→ **EXERCISE**
Only a number is wanted: how many lines in the listing contain the word "chart"?

→ **DATA PROVIDED**
= = = = = = =
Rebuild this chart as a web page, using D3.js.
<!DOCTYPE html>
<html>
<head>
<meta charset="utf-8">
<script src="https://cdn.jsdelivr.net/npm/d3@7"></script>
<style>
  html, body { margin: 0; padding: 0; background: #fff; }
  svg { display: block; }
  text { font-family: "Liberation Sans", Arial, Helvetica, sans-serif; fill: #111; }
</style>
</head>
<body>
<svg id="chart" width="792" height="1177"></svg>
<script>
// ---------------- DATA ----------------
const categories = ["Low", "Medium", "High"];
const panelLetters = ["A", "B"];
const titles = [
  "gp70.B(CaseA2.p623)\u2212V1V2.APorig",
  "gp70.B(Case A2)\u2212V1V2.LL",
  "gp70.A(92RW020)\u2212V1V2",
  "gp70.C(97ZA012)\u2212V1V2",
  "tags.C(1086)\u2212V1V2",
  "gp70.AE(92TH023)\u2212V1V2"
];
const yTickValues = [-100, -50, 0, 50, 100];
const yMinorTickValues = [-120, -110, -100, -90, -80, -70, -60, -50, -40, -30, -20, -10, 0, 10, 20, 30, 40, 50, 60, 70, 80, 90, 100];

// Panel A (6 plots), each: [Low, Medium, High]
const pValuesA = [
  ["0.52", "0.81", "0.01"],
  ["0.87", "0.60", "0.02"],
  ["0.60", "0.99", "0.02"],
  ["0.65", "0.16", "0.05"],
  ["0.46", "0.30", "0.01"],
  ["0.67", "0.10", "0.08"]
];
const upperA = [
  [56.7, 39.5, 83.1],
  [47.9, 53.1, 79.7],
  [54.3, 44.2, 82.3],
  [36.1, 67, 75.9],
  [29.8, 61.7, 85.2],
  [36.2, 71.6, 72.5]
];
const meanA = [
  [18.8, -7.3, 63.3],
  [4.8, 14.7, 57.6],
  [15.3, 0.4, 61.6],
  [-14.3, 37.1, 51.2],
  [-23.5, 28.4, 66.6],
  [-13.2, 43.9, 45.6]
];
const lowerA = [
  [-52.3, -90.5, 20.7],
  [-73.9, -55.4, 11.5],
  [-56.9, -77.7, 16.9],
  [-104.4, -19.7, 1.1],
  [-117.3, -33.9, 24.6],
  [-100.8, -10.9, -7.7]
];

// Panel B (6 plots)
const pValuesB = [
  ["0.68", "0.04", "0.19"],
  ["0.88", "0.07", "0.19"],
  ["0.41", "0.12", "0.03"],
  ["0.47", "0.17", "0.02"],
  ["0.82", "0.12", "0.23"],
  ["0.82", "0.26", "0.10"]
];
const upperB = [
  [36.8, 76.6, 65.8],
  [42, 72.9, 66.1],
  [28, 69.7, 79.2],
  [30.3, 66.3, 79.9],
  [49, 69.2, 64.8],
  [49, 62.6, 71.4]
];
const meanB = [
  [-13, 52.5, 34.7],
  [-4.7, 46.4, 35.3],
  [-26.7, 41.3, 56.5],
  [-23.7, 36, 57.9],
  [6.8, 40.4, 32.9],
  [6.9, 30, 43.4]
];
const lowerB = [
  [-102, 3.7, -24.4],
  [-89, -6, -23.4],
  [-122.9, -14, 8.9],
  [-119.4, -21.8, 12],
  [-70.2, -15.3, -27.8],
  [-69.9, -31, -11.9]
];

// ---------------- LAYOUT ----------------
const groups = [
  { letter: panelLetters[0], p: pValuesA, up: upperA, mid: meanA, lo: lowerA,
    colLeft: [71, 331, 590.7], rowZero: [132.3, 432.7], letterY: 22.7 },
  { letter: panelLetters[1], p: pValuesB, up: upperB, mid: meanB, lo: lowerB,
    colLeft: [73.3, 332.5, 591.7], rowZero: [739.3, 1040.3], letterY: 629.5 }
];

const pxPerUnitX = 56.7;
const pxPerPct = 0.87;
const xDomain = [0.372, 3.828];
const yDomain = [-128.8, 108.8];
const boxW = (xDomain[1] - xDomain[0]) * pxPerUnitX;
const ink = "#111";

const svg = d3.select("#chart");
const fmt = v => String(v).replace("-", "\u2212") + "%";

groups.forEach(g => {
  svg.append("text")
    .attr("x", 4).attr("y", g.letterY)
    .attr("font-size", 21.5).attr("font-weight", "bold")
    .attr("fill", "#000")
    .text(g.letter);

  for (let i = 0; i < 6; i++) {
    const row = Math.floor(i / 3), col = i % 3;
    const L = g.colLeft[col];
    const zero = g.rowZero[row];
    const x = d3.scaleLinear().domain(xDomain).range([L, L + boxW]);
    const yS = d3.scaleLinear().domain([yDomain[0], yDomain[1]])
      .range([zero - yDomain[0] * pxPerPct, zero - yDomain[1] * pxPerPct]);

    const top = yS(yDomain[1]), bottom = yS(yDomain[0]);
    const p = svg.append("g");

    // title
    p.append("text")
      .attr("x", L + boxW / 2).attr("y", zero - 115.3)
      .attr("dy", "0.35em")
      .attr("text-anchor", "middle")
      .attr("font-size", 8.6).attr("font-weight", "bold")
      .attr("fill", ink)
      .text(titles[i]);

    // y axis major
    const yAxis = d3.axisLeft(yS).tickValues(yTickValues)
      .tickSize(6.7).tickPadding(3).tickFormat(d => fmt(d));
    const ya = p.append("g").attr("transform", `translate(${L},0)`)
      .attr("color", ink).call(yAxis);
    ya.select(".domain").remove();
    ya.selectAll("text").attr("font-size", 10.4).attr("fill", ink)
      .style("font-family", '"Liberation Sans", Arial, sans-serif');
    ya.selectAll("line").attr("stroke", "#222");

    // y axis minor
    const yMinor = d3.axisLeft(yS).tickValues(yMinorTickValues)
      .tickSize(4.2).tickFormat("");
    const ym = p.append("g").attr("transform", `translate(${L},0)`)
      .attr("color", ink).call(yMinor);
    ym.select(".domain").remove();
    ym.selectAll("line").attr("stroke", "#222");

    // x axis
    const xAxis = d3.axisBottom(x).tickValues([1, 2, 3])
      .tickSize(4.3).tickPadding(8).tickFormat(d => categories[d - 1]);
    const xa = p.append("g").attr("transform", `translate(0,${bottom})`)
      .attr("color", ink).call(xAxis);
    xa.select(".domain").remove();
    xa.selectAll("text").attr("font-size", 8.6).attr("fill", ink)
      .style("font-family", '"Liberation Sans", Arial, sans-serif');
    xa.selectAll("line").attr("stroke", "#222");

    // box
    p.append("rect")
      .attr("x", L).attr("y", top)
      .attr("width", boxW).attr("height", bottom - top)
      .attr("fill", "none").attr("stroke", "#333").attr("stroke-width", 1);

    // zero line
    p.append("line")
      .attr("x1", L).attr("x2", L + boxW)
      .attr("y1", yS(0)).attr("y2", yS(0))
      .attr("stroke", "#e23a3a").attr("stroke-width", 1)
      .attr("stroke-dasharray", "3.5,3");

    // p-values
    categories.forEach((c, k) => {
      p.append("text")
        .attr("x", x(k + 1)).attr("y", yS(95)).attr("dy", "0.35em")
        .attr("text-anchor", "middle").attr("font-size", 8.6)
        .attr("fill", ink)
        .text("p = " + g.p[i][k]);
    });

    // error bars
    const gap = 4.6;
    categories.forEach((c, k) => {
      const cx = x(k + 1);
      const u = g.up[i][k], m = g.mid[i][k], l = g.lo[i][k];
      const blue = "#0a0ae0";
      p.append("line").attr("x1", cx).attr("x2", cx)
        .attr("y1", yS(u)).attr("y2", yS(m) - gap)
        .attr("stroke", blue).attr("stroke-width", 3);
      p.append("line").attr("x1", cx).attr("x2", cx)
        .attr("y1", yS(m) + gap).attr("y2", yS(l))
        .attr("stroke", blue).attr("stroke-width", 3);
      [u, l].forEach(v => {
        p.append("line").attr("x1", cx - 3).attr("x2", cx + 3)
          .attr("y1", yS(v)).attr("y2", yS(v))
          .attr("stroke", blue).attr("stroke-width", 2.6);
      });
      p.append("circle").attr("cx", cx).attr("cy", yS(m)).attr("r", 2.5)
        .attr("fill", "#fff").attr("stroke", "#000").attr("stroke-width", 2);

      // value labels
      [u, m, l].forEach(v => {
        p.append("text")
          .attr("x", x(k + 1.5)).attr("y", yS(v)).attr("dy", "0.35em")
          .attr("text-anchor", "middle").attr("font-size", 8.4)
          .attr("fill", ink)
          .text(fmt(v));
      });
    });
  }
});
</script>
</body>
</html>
= = = = = = =
→ **SOLUTION BELOW**
3